Defining the Value of Change around the Move to the Cloud
Article by Karan Kirpalani
- Filed under:
- Cloud Computing
Will it make Sense for your Enterprise?-- David S. Linthicum
The growth of cloud computing is clear in the market today. GigaOM Pro research estimates that the addressable market of cloud computing will reach $160 billion by 2014 (see Figure 1).
In 2013, the addressable market will be about $125 billion.
Figure 1: Total estimated worldwide addressable market for cloud computing in billions of dollars for 2011 to 2014 (Source: GigaOM Pro/Robert DeFrancesco)
Some recent statistics on cloud reveals that Indian businesses will spend 36 percent more on public cloud services this year to lower costs and increase business flexibility.
Research firm Gartner Inc. in February forecast the global public cloud services market will grow by 18.5% to $131 billion in 2013. The highest growth rates for cloud services come from emerging Asia-Pacific countries (led by Indonesia and India), China and Latin America (led by Argentina, Mexico and Brazil), it said. As per Zinnov Consulting, the total size of the Indian cloud market will cross $4.5 billion by 2015 from a paltry $110 million in 2010; this would be almost 12 percent of the projected IT market in the country by then.
Does this mean cloud computing is right for your enterprise? What is the value of changing to the cloud? To answer those questions, you have to look at the value of cloud computing, and if it makes sense for your business.
The motivation around moving to cloud computing has many layers, including:
- Speed to Market
- Ability to Adapt
- Cost Efficiency
Speed to market - When leveraging cloud-based resources, it’s easy to allocate the resources you need to get a business moving quickly in the right direction. This is true no matter if you’re a new upstart looking to get the right systems online to support new business processes, or, if you’re a large enterprise that’s looking to quickly bring a new product to market.
Cloud computing’s value is all about the ability to provision the resources you need NOW to run the business. We’re moving away from the practices of waiting for weeks or months for hardware and software to show up, bolted into the data center, configured, and then released into production.
Clouds are huge amounts of on-demand resources, sharable among those in the business who need to move the business along quickly. This translates into millions in additional revenue, as well as the ability to capture and lead markets considering that the latency around standing up computing resources has largely been removed.
Ability to adapt is a bit different than speed to market, in that we’re talking about the ability to change, versus the speed of changing. For years, businesses have been dealing with an IT infrastructure that’s unable to change, and that costs huge amounts of dollars.
Business agility becomes the primary reason to move to cloud computing, more so than the other value points defined in this blog. The ability to change the nature of the business is where enterprises typically find the value. This considering that the business now has the ability to adapt quickly to take advantage of new business opportunities, such as the release of a new product into the marketplace before the competition.
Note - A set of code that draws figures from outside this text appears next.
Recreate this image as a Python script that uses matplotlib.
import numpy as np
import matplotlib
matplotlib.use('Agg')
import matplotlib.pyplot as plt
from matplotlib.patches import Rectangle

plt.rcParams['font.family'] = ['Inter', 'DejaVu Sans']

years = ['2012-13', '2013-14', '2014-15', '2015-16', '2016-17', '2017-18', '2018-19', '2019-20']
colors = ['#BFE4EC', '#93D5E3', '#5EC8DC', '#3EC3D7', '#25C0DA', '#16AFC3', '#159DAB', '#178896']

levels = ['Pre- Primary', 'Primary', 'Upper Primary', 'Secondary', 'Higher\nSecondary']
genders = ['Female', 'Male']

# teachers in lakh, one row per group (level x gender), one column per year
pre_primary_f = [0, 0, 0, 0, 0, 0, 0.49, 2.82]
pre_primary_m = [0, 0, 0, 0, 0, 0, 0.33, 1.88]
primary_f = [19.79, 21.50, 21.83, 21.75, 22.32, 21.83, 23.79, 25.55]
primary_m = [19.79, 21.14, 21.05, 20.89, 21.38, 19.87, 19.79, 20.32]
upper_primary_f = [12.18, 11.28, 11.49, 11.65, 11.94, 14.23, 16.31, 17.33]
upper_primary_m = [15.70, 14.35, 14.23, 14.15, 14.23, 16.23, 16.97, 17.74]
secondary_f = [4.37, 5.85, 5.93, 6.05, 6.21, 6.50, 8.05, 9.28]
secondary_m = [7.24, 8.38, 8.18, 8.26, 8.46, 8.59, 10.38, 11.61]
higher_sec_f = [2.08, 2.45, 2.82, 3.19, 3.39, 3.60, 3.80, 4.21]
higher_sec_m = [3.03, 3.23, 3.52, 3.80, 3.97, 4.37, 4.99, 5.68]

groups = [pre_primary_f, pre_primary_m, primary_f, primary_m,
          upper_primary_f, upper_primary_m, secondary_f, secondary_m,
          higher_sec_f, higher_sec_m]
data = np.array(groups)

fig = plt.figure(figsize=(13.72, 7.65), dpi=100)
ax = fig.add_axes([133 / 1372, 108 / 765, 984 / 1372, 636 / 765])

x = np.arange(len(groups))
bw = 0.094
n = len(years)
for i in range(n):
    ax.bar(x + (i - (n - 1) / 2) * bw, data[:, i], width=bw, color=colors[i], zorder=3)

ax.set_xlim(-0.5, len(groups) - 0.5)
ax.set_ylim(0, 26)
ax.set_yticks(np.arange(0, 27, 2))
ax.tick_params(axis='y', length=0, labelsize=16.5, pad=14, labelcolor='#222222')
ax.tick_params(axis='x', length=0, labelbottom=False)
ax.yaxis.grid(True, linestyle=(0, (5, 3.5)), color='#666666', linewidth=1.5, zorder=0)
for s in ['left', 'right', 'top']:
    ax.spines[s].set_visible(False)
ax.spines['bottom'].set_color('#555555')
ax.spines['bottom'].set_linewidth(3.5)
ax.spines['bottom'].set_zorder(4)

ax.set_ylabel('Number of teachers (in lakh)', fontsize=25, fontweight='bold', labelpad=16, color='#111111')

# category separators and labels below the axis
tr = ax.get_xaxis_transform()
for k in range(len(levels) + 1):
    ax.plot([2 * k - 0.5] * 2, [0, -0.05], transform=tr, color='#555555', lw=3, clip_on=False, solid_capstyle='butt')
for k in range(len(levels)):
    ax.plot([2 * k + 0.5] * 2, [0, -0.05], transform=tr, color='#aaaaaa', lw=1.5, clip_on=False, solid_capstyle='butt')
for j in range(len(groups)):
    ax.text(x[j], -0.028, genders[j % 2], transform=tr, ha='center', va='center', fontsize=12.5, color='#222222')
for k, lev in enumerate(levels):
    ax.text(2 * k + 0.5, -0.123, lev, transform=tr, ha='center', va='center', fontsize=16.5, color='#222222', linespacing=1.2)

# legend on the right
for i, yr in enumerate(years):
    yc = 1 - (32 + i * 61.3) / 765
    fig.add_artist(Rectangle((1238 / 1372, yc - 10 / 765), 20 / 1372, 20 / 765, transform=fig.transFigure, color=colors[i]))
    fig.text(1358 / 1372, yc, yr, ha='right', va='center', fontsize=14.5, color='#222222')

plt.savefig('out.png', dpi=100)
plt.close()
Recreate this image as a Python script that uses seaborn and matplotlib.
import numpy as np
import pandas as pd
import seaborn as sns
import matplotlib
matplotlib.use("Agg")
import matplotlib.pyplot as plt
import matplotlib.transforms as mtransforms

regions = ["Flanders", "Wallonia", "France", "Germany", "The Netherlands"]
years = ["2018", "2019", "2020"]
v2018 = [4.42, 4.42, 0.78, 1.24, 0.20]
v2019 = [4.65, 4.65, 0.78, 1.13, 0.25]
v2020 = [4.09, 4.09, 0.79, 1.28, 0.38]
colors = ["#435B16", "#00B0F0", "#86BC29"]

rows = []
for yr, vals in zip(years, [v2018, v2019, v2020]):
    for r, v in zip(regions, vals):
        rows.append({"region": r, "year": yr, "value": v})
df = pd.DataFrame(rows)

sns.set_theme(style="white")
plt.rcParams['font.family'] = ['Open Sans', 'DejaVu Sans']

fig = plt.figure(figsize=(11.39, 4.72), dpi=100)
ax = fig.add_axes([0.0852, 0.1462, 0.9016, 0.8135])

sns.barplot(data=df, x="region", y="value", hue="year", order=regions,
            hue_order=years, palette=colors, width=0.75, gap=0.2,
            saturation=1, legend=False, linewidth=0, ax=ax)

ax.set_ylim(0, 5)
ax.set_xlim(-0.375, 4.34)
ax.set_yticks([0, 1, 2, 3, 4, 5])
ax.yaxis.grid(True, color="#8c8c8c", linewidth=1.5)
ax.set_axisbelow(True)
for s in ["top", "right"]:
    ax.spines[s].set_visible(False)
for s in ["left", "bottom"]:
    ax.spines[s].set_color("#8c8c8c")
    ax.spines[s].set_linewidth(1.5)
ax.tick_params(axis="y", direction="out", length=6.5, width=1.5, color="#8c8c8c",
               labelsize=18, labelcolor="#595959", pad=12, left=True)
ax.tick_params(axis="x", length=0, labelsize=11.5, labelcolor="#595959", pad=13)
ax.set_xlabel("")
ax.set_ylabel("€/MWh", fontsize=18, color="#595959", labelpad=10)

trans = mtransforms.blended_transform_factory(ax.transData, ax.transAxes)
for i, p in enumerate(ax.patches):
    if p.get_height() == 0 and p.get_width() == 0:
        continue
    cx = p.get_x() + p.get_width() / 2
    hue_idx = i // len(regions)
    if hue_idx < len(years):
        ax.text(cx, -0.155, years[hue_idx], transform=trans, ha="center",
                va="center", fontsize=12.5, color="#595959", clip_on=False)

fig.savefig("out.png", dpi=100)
Cost efficiency of cloud computing is the ability of the technology to utilize money effectively. Again, this is really a secondary cost benefit of cloud computing with agility typically being the core benefit of moving to the cloud.
There are a few areas to consider around cost efficiency in the context of cloud computing, including:
- The ability to operate at a lower cost of production, meaning that we’re able to operate applications, databases, and support end-users at a much lower cost of production than before. Cloud computing does a much better job of sharing resources, and the more resources that are shared, the lower production costs go.
- The ability to avoid risk. This is really the ability to push risk onto the cloud computing provider, in the case of public clouds. This is much like we push risk onto our power companies and water companies for their services, businesses we don’t want to be in ourselves. We merely want to consume the services, and pay for only those services we consume, without taking on the risk of running our own power company or water company.
- The ability to shift around technology changes, which is a bit different than business agility. This means that, as technology changes over time, we have a much better platform to keep up with those changes, perhaps abstracting enterprise IT from dealing with those changes directly. In the case of public cloud computing, this is rather obvious, considering that public clouds are different each and every time you connect to them for services. They are constantly upgrading software to provide better services, or expanding capacity. This occurs automatically, typically without the involvement of enterprise IT or the cloud user.
Clearly, cloud computing has value for the enterprise, and most enterprises can benefit from changing to leverage at least some cloud-based services. The next steps are for you to consider these value points along with your specific enterprise needs. It should be an enlightening experience.